For understanding what "first pressing" and "180g" actually mean in practice, the pressings guide breaks down the terminology without the marketing spin.
Shipping and Handling
Records are fragile in transit. When buying online, check what the seller says about packaging. Good sellers use purpose-built record mailers (stiffened cardboard sleeves). Bad sellers use jiffy bags or worse. If a listing doesn't mention packaging, ask before buying.
Royal Mail's large letter rate covers most single LPs in a proper mailer. Expect to pay £3-5 for shipping on a single record within the UK. If someone's charging significantly less, they may be using inadequate packaging. If they're charging significantly more, they may be padding their margins on postage.
When your record arrives, inspect it before leaving feedback. Play it all the way through if you can. Surface marks that look fine visually can produce noise you didn't expect. Most marketplace platforms give you a return window, so don't wait a month to check.
Making the Most of Used Vinyl
Once you've got a used record home, a proper clean before the first play makes a real difference. Charity shop finds and records from smokers' houses especially benefit from a wet clean. The cleaning guide covers the full process.

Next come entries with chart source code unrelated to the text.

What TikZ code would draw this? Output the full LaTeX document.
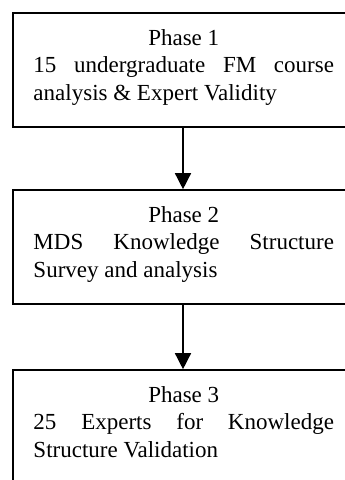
\documentclass[tikz,border=0pt]{standalone}
\usepackage{fontspec}
\setmainfont{Liberation Serif}
\usetikzlibrary{arrows.meta,calc}
\tikzset{
  phasebox/.style={draw=black, line width=1.6pt, rectangle, minimum width=341.5pt, minimum height=114pt, inner sep=0pt},
  phasetext/.style={inner sep=0pt, text width=300.5pt, align=justify, anchor=base,
    font=\fontsize{23}{27.6}\selectfont},
  flow/.style={line width=1.4pt, -{Triangle[length=16pt,width=16pt]}}
}
\begin{document}
\begin{tikzpicture}[x=1pt,y=1pt]
\useasboundingbox (0,0) rectangle (345,-480);
\clip (0,0) rectangle (345,-480);
\node[phasebox] (p1) at (183.75,-70) {};
\node[phasebox] (p2) at (183.75,-247) {};
\node[phasebox] (p3) at (183.75,-427) {};
\node[phasetext] (t1) at ($(p1.north)+(0,-33)$) {\hfill Phase 1\hfill\null\par 15 undergraduate FM course\linebreak analysis \& Expert Validity};
\node[phasetext] (t2) at ($(p2.north)+(0,-33)$) {\hfill Phase 2\hfill\null\par MDS Knowledge Structure\linebreak Survey and analysis};
\node[phasetext] (t3) at ($(p3.north)+(0,-33)$) {\hfill Phase 3\hfill\null\par 25 Experts for Knowledge\linebreak Structure Validation};
\draw[flow] ([xshift=-0.75pt]p1.south) -- ([xshift=-0.75pt]p2.north);
\draw[flow] ([xshift=-0.75pt]p2.south) -- ([xshift=-0.75pt]p3.north);
\end{tikzpicture}
\end{document}
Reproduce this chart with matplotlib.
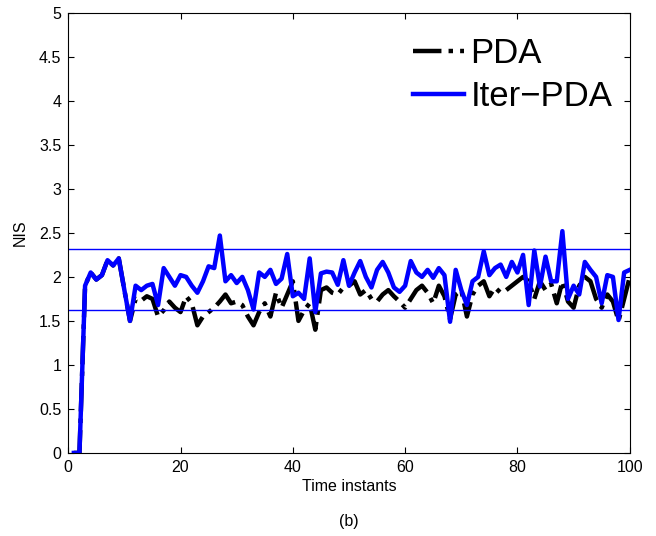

And look after them properly from day one. Replace paper inner sleeves with poly-lined ones. Store vertically. Keep them away from heat and sunlight. The storage guide covers everything, but the basics take about thirty seconds per record and mean the difference between a collection that lasts decades and one that slowly degrades.
Used vinyl is where collecting gets personal. The sealed new copy of Rumours from an online retailer sounds great, but there's something about a well-loved first pressing with a slightly worn sleeve that connects you to every other person who played it before you. That's not sentimentality. That's the whole point.